Ikhbar.com: Ketua Komisi Perlindungan Anak Indonesia (KPAI), Ai Maryati Solihah mengungkapkan bahwa ada 3.883 laporan aduan kasus pelanggaran hak anak selama 2023.
Ia mengatakan, angka tersebut dibagi dalam dua bentuk, yakni pelanggaran terhadap pemenuhan hak anak (PHA), dan perlindungan khusus anak (PKA) yang tersebar dalam 15 bentuk-bentuk perlindungan khusus anak.
“Bentuk laporan pertama, terkait dengan pelanggaran hak anak di klaster hak sipil dan partisipasi anak 33 kasus dengan tiga aduan tertinggi, yaitu anak sebagai korban pemenuhan hak atas identitas, anak sebagai korban pemenuhan hak atas perlindungan kehidupan pribadi, dan anak sebagai korban pemenuhan hak berekspresi serta mengeluarkan pendapat dan eksploitasi anak selama masa kampanye Pemilu 2024,” ujar Maryati dalam konferensi pers tentang laporan akhir tahun KPAI 2023 di Jakarta pada Senin, 21 Januari 2024.
Laporan kedua, lanjut Maryati, yaini klaster lingkungan keluarga dan pengasuhan alternatif sebanyak 1.569 kasus yang dilaporkan dengan tiga aduan tertinggi.

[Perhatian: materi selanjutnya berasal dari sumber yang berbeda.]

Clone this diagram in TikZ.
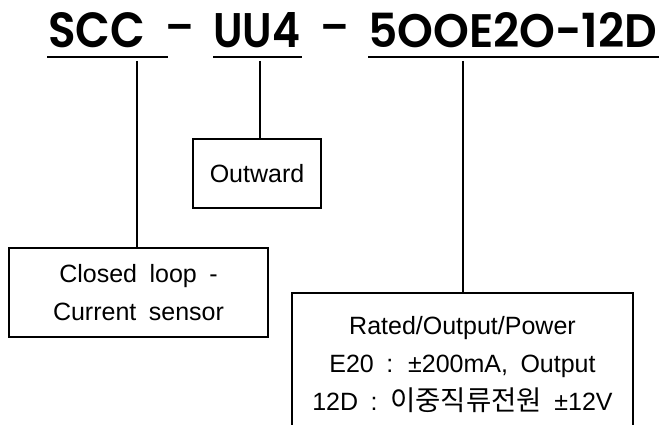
\documentclass[tikz,border=0pt]{standalone}
\usepackage{fontspec}
\usepackage{graphicx}
\setmainfont{Liberation Sans}[WordSpace=1.8]
\newfontfamily\kr{Noto Sans CJK KR}[Scale=1.1]
\newfontfamily\ttl{Poppins SemiBold}
\tikzset{
  boxed/.style={draw, line width=1.8pt, inner sep=0pt, align=center,
    font=\fontsize{25}{38}\selectfont},
  conn/.style={line width=1.4pt},
  uline/.style={line width=2pt},
  ttlpart/.style={anchor=base west, inner sep=0pt},
  dashpart/.style={inner sep=0pt, font=\ttl\fontsize{41}{41}\selectfont},
}
\begin{document}
\begin{tikzpicture}[x=1pt,y=-1pt]
\useasboundingbox[fill=white] (0,0) rectangle (659,425);
% title
\node[ttlpart] (scc) at (48,48) {\resizebox{97pt}{35pt}{\ttl SCC}};
\node[ttlpart] (uu4) at (213,48) {\resizebox{87pt}{35pt}{\ttl UU4}};
\node[ttlpart] (code) at (368,48) {\resizebox{289pt}{35pt}{\ttl 5OOE2O-12D}};
\node[dashpart] (d1) at (179.5,33) {–};
\node[dashpart] (d2) at (334.5,33) {–};
% underlines
\coordinate (s1) at (47,57);  \coordinate (e1) at (168,57);
\coordinate (s2) at (213,57); \coordinate (e2) at (302,57);
\coordinate (s3) at (368,57); \coordinate (e3) at (659,57);
\draw[uline] (s1) -- (e1);
\draw[uline] (s2) -- (e2);
\draw[uline] (s3) -- (e3);
% boxes
\node[boxed, minimum width=259pt, minimum height=89pt] (loop) at (138.5,292.5)
  {Closed loop -\\Current sensor};
\node[boxed, minimum width=128pt, minimum height=69pt] (out) at (257,173.5)
  {Outward};
\node[boxed, minimum width=341pt, minimum height=144pt] (spec) at (462.5,365)
  {Rated/Output/Power\\E20 : ±200mA, Output\\12D : {\kr 이중직류전원} ±12V};
% connectors
\coordinate (c1) at (137,61);
\coordinate (c2) at (260,61);
\coordinate (c3) at (463,61);
\draw[conn] (c1) -- (c1 |- loop.north);
\draw[conn] (c2) -- (c2 |- out.north);
\draw[conn] (c3) -- (c3 |- spec.north);
\end{tikzpicture}
\end{document}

Kasus tersebut terdiri atas pengasuhan bermasalah, akses pelarangan bertemu, dan hak nafkah.
Maryati menyayangkan banyaknya kasus kekerasan terhadap anak sepanjang 2023 yang kebanyakan terjadi di lingkungan terdekat. Padahal seharusnya, keluarga menjadi tempat paling aman bagi anak.
“Hal tersebut menggambarkan bahwa keluarga yang seharusnya menjadi tempat paling aman dan nyaman bagi anak, tetapi justru sebaliknya kerap menjadi tempat pelanggaran hak anak. Padahal seharusnya ini menjadi kewajiban orang tua dalam memberikan pengasuhan, memelihara, mendidik, dan melindungi anak,” ucap dia.
Lebih lanjut, ia menjelaskan bahwa kasus ketiga berasal dari kluster kesehatan dan kesejahteraan anak sebanyak 86 kasus dengan tiga aduan tertinggi.
“Yaitu anak korban pemenuhan hak kesehatan dasar anak, anak korban malpraktik dalam layanan kesehatan, dan anak stunting,” ujar dia.
Di samping itu, kata dia, isu kesehatan pascapandemi terkait pemenuhan hak kesehatan dasar anak menjadi perhatian pemerintah.
“Baik pemerintah, orang tua, serta masyarakat harus mendorong setiap anak untuk memperoleh hak atas kesehatan secara optimal sebagaimana mandat dalam undang-undang perlindungan anak,” katanya.
Keempat, lanjut Maryati, yakni klaster pendidikan, waktu luang, budaya dan agama sebanyak 329 pelanggaran hak anak dengan tiga aduan tertinggi, yakni anak korban perundungan di satuan pendidikan, anak korban kebijakan, dan anak korban pemenuhan hak fasilitas pendidikan.
“Isu tiga dosa pendidikan, utamanya kasus perundungan di satuan pendidikan juga mewarnai aduan KPAI serta pemberitaan media setiap saat,” ucap Maryati.
Ia berharap, banyaknya kasus di satuan pendidikan tidak akan lagi terulang. Sebab menurutnya, sdunia pendidikan harus menjadi tempat yang ramah, aman, dan menyenangkan bagi setiap anak.
“Sehingga pendidikan ramah anak yang merupakan hak anak bisa diwujudkan,” tegas dia.
Kelima, yakni klaster PKA sebanyak 1.866 kasus dengan tiga aduan kasus tertinggi, yakni anak korban kejahatan seksual, anak korban kekerasan fisik atau psikis (anak sebagai korban penganiayaan), dan anak berhadapan dengan hukum.